さらに、セッション全体を終了させたい場合は、次のようにします。
<?php
// セッションの開始
session_start();
// セッションを終了する
session_destroy();
?>
session_destroy()
を使うと、すべてのセッション変数が削除され、セッション自体も終了します。
6. セッション変数の注意点(セキュリティ、タイムアウトなど)
セッション変数を使用する際には、いくつかの注意点があります。特にセキュリティ面での対策が重要です。
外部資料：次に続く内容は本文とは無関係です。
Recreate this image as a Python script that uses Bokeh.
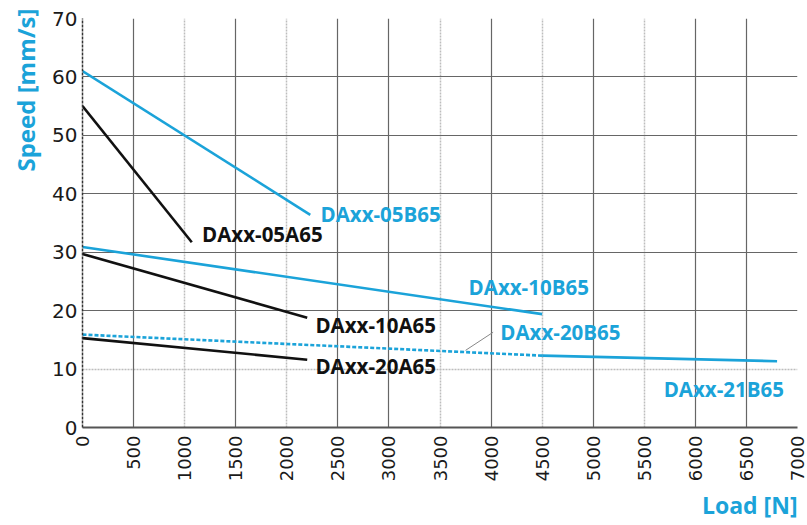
import math
from bokeh.plotting import figure
from bokeh.models import Range1d, FixedTicker, Grid, Title, ColumnDataSource
from bokeh.core.properties import value
from bokeh.embed import file_html
from bokeh.resources import INLINE

BLUE = "#1ba3d9"
BLACK = "#111111"

# Load [N] / Speed [mm/s] curves
load_05B65 = [0, 2230]
speed_05B65 = [61.0, 36.4]
load_05A65 = [0, 1070]
speed_05A65 = [55.0, 31.7]
load_10B65 = [0, 4500]
speed_10B65 = [30.9, 19.4]
load_10A65 = [0, 2200]
speed_10A65 = [29.7, 18.8]
load_20B65 = [0, 4500]
speed_20B65 = [15.9, 12.3]
load_21B65 = [4500, 6800]
speed_21B65 = [12.3, 11.35]
load_20A65 = [0, 2200]
speed_20A65 = [15.3, 11.6]

# curve labels
label_text = ["DAxx-05B65", "DAxx-05A65", "DAxx-10B65", "DAxx-10A65",
              "DAxx-20B65", "DAxx-20A65", "DAxx-21B65"]
label_x = [2330, 1170, 3780, 2280, 4090, 2280, 5690]
label_y = [36.5, 33.1, 24.0, 17.5, 16.4, 10.6, 6.6]
label_color = [BLUE, BLACK, BLUE, BLACK, BLUE, BLACK, BLUE]

# leader line for DAxx-20B65
leader_x = [4020, 3750]
leader_y = [16.3, 13.2]

x_ticks = list(range(0, 7001, 500))
y_ticks = list(range(0, 71, 10))
x_grid_solid = [500, 1500, 2500, 3000, 4000, 5000, 6000, 6500]
x_grid_dotted = [1000, 2000, 3500, 4500, 5500]
y_grid_solid = [20, 30, 40, 50, 60]
y_grid_dotted = [10]

p = figure(width=807, height=523, output_backend="svg", toolbar_location=None,
           x_range=Range1d(0, 7000), y_range=Range1d(0, 70),
           min_border_left=82, min_border_right=10, min_border_top=18,
           min_border_bottom=96)
p.outline_line_color = None
p.background_fill_color = "white"
p.border_fill_color = "white"
p.xgrid.visible = False
p.ygrid.visible = False

TICK_FONT = "DejaVu Sans"
p.xaxis.ticker = FixedTicker(ticks=x_ticks)
p.yaxis.ticker = FixedTicker(ticks=y_ticks)
p.xaxis.major_label_orientation = math.pi / 2
for ax in (p.xaxis, p.yaxis):
    ax.major_tick_out = 0
    ax.major_tick_in = 0
    ax.minor_tick_out = 0
    ax.minor_tick_in = 0
    ax.major_label_text_font = TICK_FONT
    ax.major_label_text_color = "#1a1a1a"
p.xaxis.major_label_text_font_size = "18px"
p.yaxis.major_label_text_font_size = "20px"
p.xaxis.major_label_standoff = 8
p.yaxis.major_label_standoff = 5
p.xaxis.axis_line_color = "#555555"
p.xaxis.axis_line_width = 2
p.yaxis.axis_line_color = "#333333"
p.yaxis.axis_line_width = 1.5
p.yaxis.axis_line_dash = "3 1"

def add_grid(dim, ticks, color, width, dash="solid"):
    g = Grid(dimension=dim, ticker=FixedTicker(ticks=ticks),
             grid_line_color=color, grid_line_width=width, grid_line_dash=dash)
    p.add_layout(g)

add_grid(0, x_grid_dotted, "#bdbdbd", 1.5, "2 1")
add_grid(1, y_grid_dotted, "#bdbdbd", 1.5, "2 1")
add_grid(0, x_grid_solid, "#666666", 1.2)
add_grid(1, y_grid_solid, "#666666", 1.2)
add_grid(1, [70], "#111111", 1.8)
add_grid(0, [7000], "#333333", 1.5, "3 1")

LW = 2.6
p.line(load_05B65, speed_05B65, color=BLUE, line_width=LW)
p.line(load_05A65, speed_05A65, color=BLACK, line_width=LW)
p.line(load_10B65, speed_10B65, color=BLUE, line_width=LW)
p.line(load_10A65, speed_10A65, color=BLACK, line_width=LW)
p.line(load_20B65, speed_20B65, color=BLUE, line_width=LW, line_dash="4 2")
p.line(load_21B65, speed_21B65, color=BLUE, line_width=LW)
p.line(load_20A65, speed_20A65, color=BLACK, line_width=LW)
p.line(leader_x, leader_y, color="#888888", line_width=1)

src = ColumnDataSource(dict(x=label_x, y=label_y, t=label_text, c=label_color))
p.text(x="x", y="y", text="t", text_color="c", source=src,
       text_font=value("Open Sans"), text_font_style="bold",
       text_font_size="20.5px", text_align="left", text_baseline="middle")

p.add_layout(Title(text="Speed [mm/s]", align="right", standoff=12, offset=-10,
                   vertical_align="top",
                   text_font="Open Sans", text_font_style="bold",
                   text_font_size="24px", text_color=BLUE), "left")
p.add_layout(Title(text="Load [N]", align="right", standoff=5,
                   text_font="Open Sans", text_font_style="bold",
                   text_font_size="23px", text_color=BLUE), "below")

open("out.html", "w").write(file_html(p, INLINE))
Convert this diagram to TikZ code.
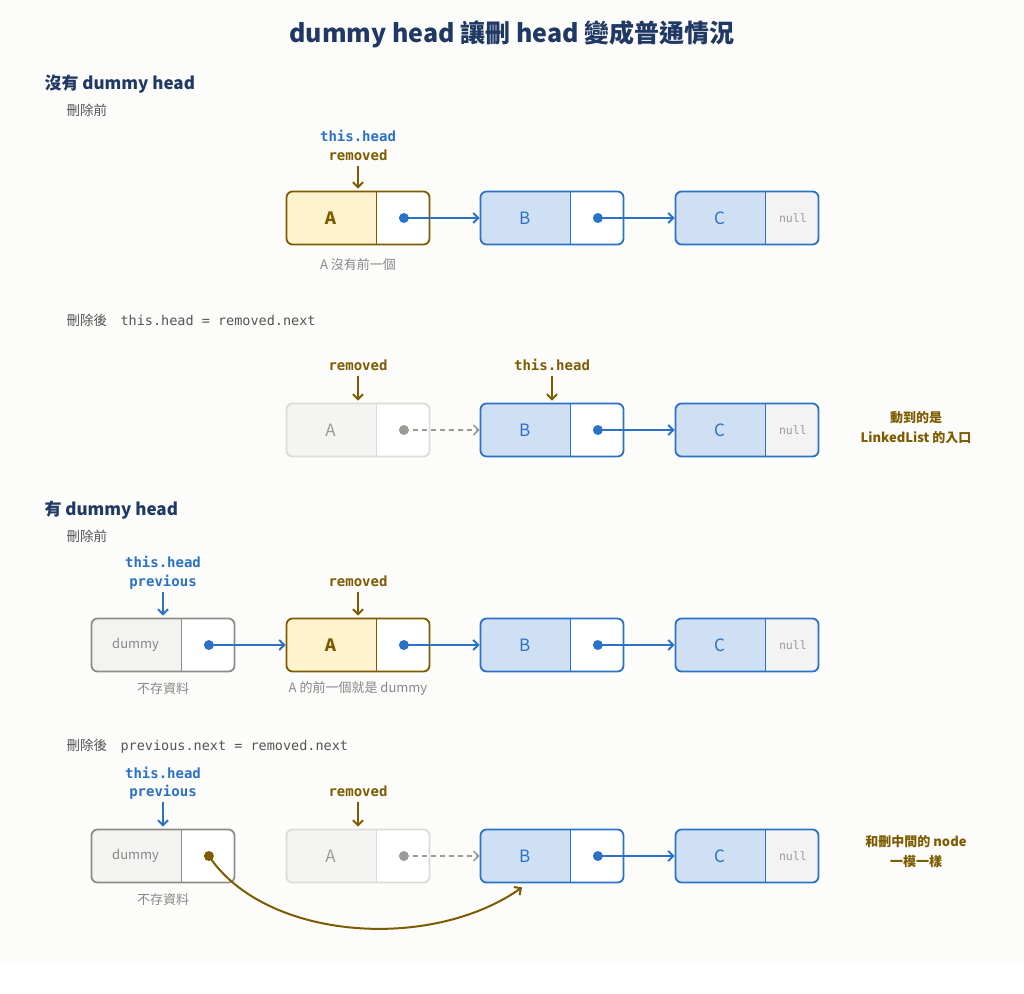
\documentclass[tikz,border=0pt]{standalone}
\usepackage{fontspec}
\setmainfont{Noto Sans CJK TC}
\setmonofont{DejaVu Sans Mono}
\usetikzlibrary{arrows.meta}
\definecolor{paper}{HTML}{FCFCFA}
\definecolor{navy}{HTML}{1F3864}
\definecolor{blueline}{HTML}{2B72C6}
\definecolor{bluefill}{HTML}{CFE0F4}
\definecolor{goldline}{HTML}{7D5B00}
\definecolor{goldfill}{HTML}{FFF3CF}
\definecolor{dummyline}{HTML}{8C8C88}
\definecolor{dummyfill}{HTML}{F3F3F1}
\definecolor{fadeline}{HTML}{DCDCD6}
\definecolor{fadefill}{HTML}{F4F4F2}
\definecolor{fadetext}{HTML}{9A9A96}
\definecolor{nullfill}{HTML}{F3F3F3}
\definecolor{captext}{HTML}{555555}
\definecolor{notetext}{HTML}{888888}
\begin{document}
\begin{tikzpicture}[x=1pt,y=-1pt,
    cell/.style n args={3}{draw=#1, fill=#2, line width=1.8pt, rounded corners=6pt,
      minimum width=143pt, minimum height=53pt, inner sep=0pt,
      path picture={
        \fill[#3, sharp corners] ([xshift=90pt]path picture bounding box.south west)
          rectangle (path picture bounding box.north east);
        \draw[#1, line width=1.2pt, sharp corners] ([xshift=90pt]path picture bounding box.south west)
          -- ([xshift=90pt]path picture bounding box.north west);}},
    datatext/.style={font=\fontsize{17}{19}\selectfont},
    nulltext/.style={font=\ttfamily\fontsize{11.5}{13}\selectfont, text=fadetext},
    ptrtext/.style={font=\ttfamily\bfseries\fontsize{14}{16}\selectfont, text height=10pt, text depth=0pt},
    heading/.style={anchor=west, font=\bfseries\fontsize{17}{20}\selectfont, text=navy},
    caption/.style={anchor=west, font=\fontsize{13.5}{16}\selectfont, text=captext},
    note/.style={font=\fontsize{13}{16}\selectfont, text=notetext},
    sidenote/.style={align=center, font=\bfseries\fontsize{13}{20}\selectfont, text=goldline},
    link/.style={blueline, line width=2pt, -{Straight Barb[length=5pt,width=10pt]}},
    ptr/.style={line width=2pt, shorten >=2pt, -{Straight Barb[length=5pt,width=10pt]}}]
  \fill[paper] (0,0) rectangle (1024,962);
  \useasboundingbox (0,0) rectangle (1024,993);

  \node[font=\bfseries\fontsize{25}{29}\selectfont, text=navy] (title) at (512,34)
    {dummy head 讓刪 head 變成普通情況};

  % without dummy head
  \node[heading] (sec1) at (41,84) {沒有 dummy head};
  \node[caption] (before1) at (63,110) {刪除前};

  \node[cell={goldline}{goldfill}{white}] (a1) at (358,218) {};
  \node[datatext, text=goldline, font=\bfseries\fontsize{17}{19}\selectfont] (a1v) at ([xshift=45pt]a1.west) {A};
  \coordinate (a1p) at ([xshift=-26.5pt]a1.east);
  \node[cell={blueline}{bluefill}{white}] (b1) at (552,218) {};
  \node[datatext, text=blueline] (b1v) at ([xshift=45pt]b1.west) {B};
  \coordinate (b1p) at ([xshift=-26.5pt]b1.east);
  \node[cell={blueline}{bluefill}{nullfill}] (c1) at (747,218) {};
  \node[datatext, text=blueline] (c1v) at ([xshift=45pt]c1.west) {C};
  \node[nulltext] (c1n) at ([xshift=-26.5pt]c1.east) {null};
  \fill[blueline] (a1p) circle (5pt);
  \fill[blueline] (b1p) circle (5pt);
  \draw[link] (a1p) -- (b1.west);
  \draw[link] (b1p) -- (c1.west);
  \node[ptrtext, text=blueline] (th1) at (358,136) {this.head};
  \node[ptrtext, text=goldline] (rm1) at (358,155) {removed};
  \draw[ptr, goldline] ([yshift=-2pt]rm1.south) -- (a1.north);
  \node[note] (a1c) at (358,265) {A 沒有前一個};

  \node[caption] (after1) at (63,320) {刪除後\hspace{1em}\texttt{this.head = removed.next}};

  \node[cell={fadeline}{fadefill}{white}] (a2) at (358,430) {};
  \node[datatext, text=fadetext] (a2v) at ([xshift=45pt]a2.west) {A};
  \coordinate (a2p) at ([xshift=-26.5pt]a2.east);
  \node[cell={blueline}{bluefill}{white}] (b2) at (552,430) {};
  \node[datatext, text=blueline] (b2v) at ([xshift=45pt]b2.west) {B};
  \coordinate (b2p) at ([xshift=-26.5pt]b2.east);
  \node[cell={blueline}{bluefill}{nullfill}] (c2) at (747,430) {};
  \node[datatext, text=blueline] (c2v) at ([xshift=45pt]c2.west) {C};
  \node[nulltext] (c2n) at ([xshift=-26.5pt]c2.east) {null};
  \fill[fadetext] (a2p) circle (5pt);
  \fill[blueline] (b2p) circle (5pt);
  \draw[link, fadetext, line width=1.6pt, dash pattern=on 5pt off 4pt] (a2p) -- (b2.west);
  \draw[link] (b2p) -- (c2.west);
  \node[ptrtext, text=goldline] (rm2) at (358,365) {removed};
  \node[ptrtext, text=goldline] (th2) at (552,365) {this.head};
  \draw[ptr, goldline] ([yshift=-2pt]rm2.south) -- (a2.north);
  \draw[ptr, goldline] ([yshift=-2pt]th2.south) -- (b2.north);
  \node[sidenote] (n2) at (916,428) {動到的是\\LinkedList 的入口};

  % with dummy head
  \node[heading] (sec2) at (41,510) {有 dummy head};
  \node[caption] (before2) at (63,536) {刪除前};

  \node[cell={dummyline}{dummyfill}{white}] (d3) at (163,645) {};
  \node[font=\fontsize{13}{15}\selectfont, text=notetext] (d3v) at ([xshift=45pt]d3.west) {dummy};
  \coordinate (d3p) at ([xshift=-26.5pt]d3.east);
  \node[cell={goldline}{goldfill}{white}] (a3) at (358,645) {};
  \node[datatext, text=goldline, font=\bfseries\fontsize{17}{19}\selectfont] (a3v) at ([xshift=45pt]a3.west) {A};
  \coordinate (a3p) at ([xshift=-26.5pt]a3.east);
  \node[cell={blueline}{bluefill}{white}] (b3) at (552,645) {};
  \node[datatext, text=blueline] (b3v) at ([xshift=45pt]b3.west) {B};
  \coordinate (b3p) at ([xshift=-26.5pt]b3.east);
  \node[cell={blueline}{bluefill}{nullfill}] (c3) at (747,645) {};
  \node[datatext, text=blueline] (c3v) at ([xshift=45pt]c3.west) {C};
  \node[nulltext] (c3n) at ([xshift=-26.5pt]c3.east) {null};
  \fill[blueline] (d3p) circle (5pt);
  \fill[blueline] (a3p) circle (5pt);
  \fill[blueline] (b3p) circle (5pt);
  \draw[link] (d3p) -- (a3.west);
  \draw[link] (a3p) -- (b3.west);
  \draw[link] (b3p) -- (c3.west);
  \node[ptrtext, text=blueline] (th3) at (163,562) {this.head};
  \node[ptrtext, text=blueline] (pv3) at (163,581) {previous};
  \node[ptrtext, text=goldline] (rm3) at (358,581) {removed};
  \draw[ptr, blueline] ([yshift=-2pt]pv3.south) -- (d3.north);
  \draw[ptr, goldline] ([yshift=-2pt]rm3.south) -- (a3.north);
  \node[note] (d3c) at (163,689) {不存資料};
  \node[note] (a3c) at (358,689) {A 的前一個就是 dummy};

  \node[caption] (after2) at (63,746) {刪除後\hspace{1em}\texttt{previous.next = removed.next}};

  \node[cell={dummyline}{dummyfill}{white}] (d4) at (163,856) {};
  \node[font=\fontsize{13}{15}\selectfont, text=notetext] (d4v) at ([xshift=45pt]d4.west) {dummy};
  \coordinate (d4p) at ([xshift=-26.5pt]d4.east);
  \node[cell={fadeline}{fadefill}{white}] (a4) at (358,856) {};
  \node[datatext, text=fadetext] (a4v) at ([xshift=45pt]a4.west) {A};
  \coordinate (a4p) at ([xshift=-26.5pt]a4.east);
  \node[cell={blueline}{bluefill}{white}] (b4) at (552,856) {};
  \node[datatext, text=blueline] (b4v) at ([xshift=45pt]b4.west) {B};
  \coordinate (b4p) at ([xshift=-26.5pt]b4.east);
  \node[cell={blueline}{bluefill}{nullfill}] (c4) at (747,856) {};
  \node[datatext, text=blueline] (c4v) at ([xshift=45pt]c4.west) {C};
  \node[nulltext] (c4n) at ([xshift=-26.5pt]c4.east) {null};
  \coordinate (b4in) at ([xshift=-30pt,yshift=-4pt]b4.south);
  \fill[goldline] (d4p) circle (5pt);
  \fill[fadetext] (a4p) circle (5pt);
  \fill[blueline] (b4p) circle (5pt);
  \draw[link, goldline, line width=2pt] (d4p) .. controls (265,940) and (430,952) .. (b4in);
  \draw[link, fadetext, line width=1.6pt, dash pattern=on 5pt off 4pt] (a4p) -- (b4.west);
  \draw[link] (b4p) -- (c4.west);
  \node[ptrtext, text=blueline] (th4) at (163,773) {this.head};
  \node[ptrtext, text=blueline] (pv4) at (163,791) {previous};
  \node[ptrtext, text=goldline] (rm4) at (358,791) {removed};
  \draw[ptr, blueline] ([yshift=-2pt]pv4.south) -- (d4.north);
  \draw[ptr, goldline] ([yshift=-2pt]rm4.south) -- (a4.north);
  \node[note] (d4c) at (163,900) {不存資料};
  \node[sidenote] (n4) at (916,852) {和刪中間的 node\\一模一樣};
\end{tikzpicture}
\end{document}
- セッションハイジャック:セッションIDが盗まれると、攻撃者がそのセッションを乗っ取る可能性があります。このため、セッションIDは常に安全に管理する必要があります。HTTPSを使用し、セッションIDをURLに含めないようにしましょう。
- セッションタイムアウト:セッションは一定時間が経過すると自動的に無効になります。セッションが長時間放置されていると、悪意のあるユーザーにセッションを利用されるリスクが高まるため、適切なタイムアウトを設定することが重要です。
- セッション固定攻撃:攻撃者が最初にセッションIDを指定して、それを使って攻撃する手法です。このリスクを避けるためには、ログイン時にセッションIDを再生成することが推奨されます。
セッションのセキュリティを強化するために、以下の方法を試してみましょう:
- セッションIDを再生成する:
session_regenerate_id()
を使用して、ログイン後にセッションIDを再生成することが推奨されます。 - HTTPSを使用する:通信が暗号化されるため、セッションIDが盗まれるリスクを減少させます。
- セッションの有効期限を短く設定する:
session.gc_maxlifetime
でセッションの最大有効期限を設定し、長時間放置されないようにします。
7. セッションの活用例(ユーザー認証、ショッピングカートなど)
セッションは様々な場面で活用できます。以下に代表的な活用例を紹介します。
ユーザー認証
ログイン機能を実装する際に、セッション変数を使ってユーザーの認証状態を管理することができます。ユーザーが正しくログインした際にセッションに情報を保存し、次回以降のアクセスで認証情報を確認することができます。
<?php
// ユーザー認証後の処理
session_start();
// ユーザー情報をセッションに保存
$_SESSION['logged_in'] = true;
$_SESSION['username'] = 'Taro';
?>
このように、セッション変数にログイン情報を保存することで、ユーザーが他のページに移動してもログイン状態を保持できます。
ショッピングカート
オンラインショッピングサイトでは、ユーザーがカートに入れた商品をセッションに保存しておき、ページを移動してもカートの中身が消えないようにします。
<?php
// 商品をカートに追加する
session_start();
if (!isset($_SESSION['cart'])) {
$_SESSION['cart'] = [];
}
// カートに商品を追加
$_SESSION['cart'][] = '商品A';
$_SESSION['cart'][] = '商品B';
?>
このようにセッションに商品情報を保存しておくことで、カートの中身が別ページでも維持されます。
8. まとめと今後の学習方法
PHPのセッションを使うことで、ユーザーの情報をサイト間で保持し、より便利なウェブアプリケーションを作成することができます。セッション変数を保存、取得、削除する基本的な使い方を理解できたと思います。
セッションを活用する際は、セキュリティに十分配慮し、タイムアウト設定やセッションIDの管理をしっかり行うことが重要です。また、セッションを使ったユーザー認証やショッピングカートなど、実際のアプリケーションにおける活用例を理解することで、さらに使いこなせるようになります。
今後、PHPをさらに深く学ぶためには、以下のトピックに進むことをおすすめします:
- セッション管理とクッキーの違いについて学ぶ
- セッションを使ったユーザー認証システムの実装方法
- PHPのセキュリティ(CSRFやXSS対策)について学ぶ
これらを学ぶことで、より強力なPHPアプリケーションを作成することができるようになります。引き続き学習を進めていきましょう!